The Numbers That Inflated the Stock Still Hold — For Now. Marvell posted record Q1 revenue of $2.418 billion, up 28% year-over-year, with non-GAAP earnings of $0.80 per share and record $639 million in operating cash flow . Management guided Q2 revenue to $2.7 billion, implying 35% growth, and raised its outlook for fiscal years 2027 and 2028 . Crucially, the company reaffirmed that Q2 outlook alongside the CFO announcement , a deliberate signal that the change is planned, not reactive.
A Rich Price Tag Leaves Little Room for Error. Marvell trades at a trailing price-to-earnings ratio near 97 and a price-to-sales ratio of roughly 28 — meaning investors are paying up for years of growth that hasn't happened yet. The rally was turbocharged after Nvidia CEO Jensen Huang reportedly called Marvell "the next trillion-dollar company," a headline that drew momentum-chasing money into the stock. Insider activity has skewed heavily toward selling, with $32 million in shares sold over the past three months and zero purchases .
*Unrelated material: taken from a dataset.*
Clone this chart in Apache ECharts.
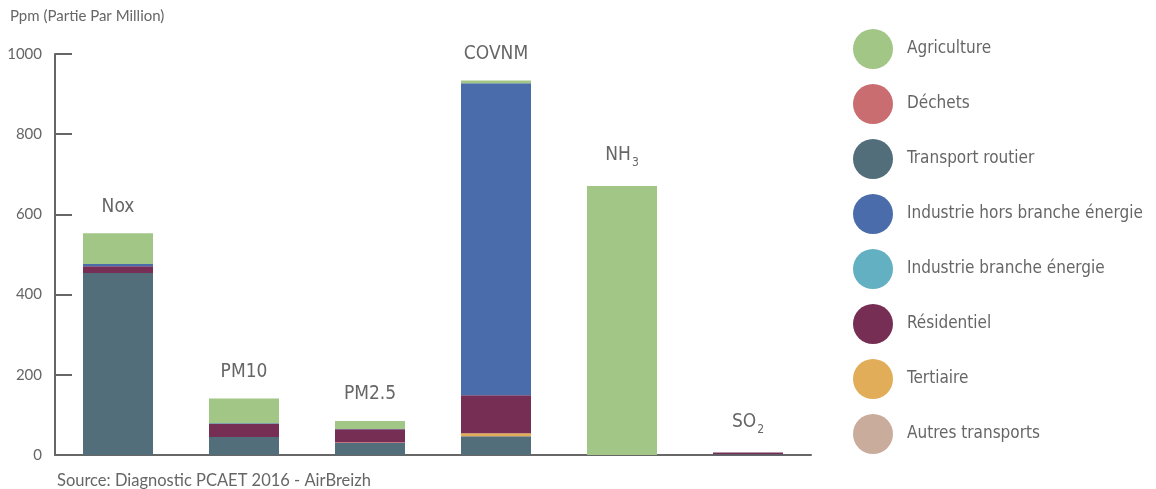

The Bottom Line. Durn inherits a business genuinely riding the AI infrastructure wave — data-center optics, networking switches, and custom processors are all growing fast. But at nearly $258 billion in market capitalization, the stock is priced for flawless execution. Today's dip looks like normal digestion; whether it becomes something deeper depends on whether the next quarter's numbers keep pace with the market's extraordinary expectations.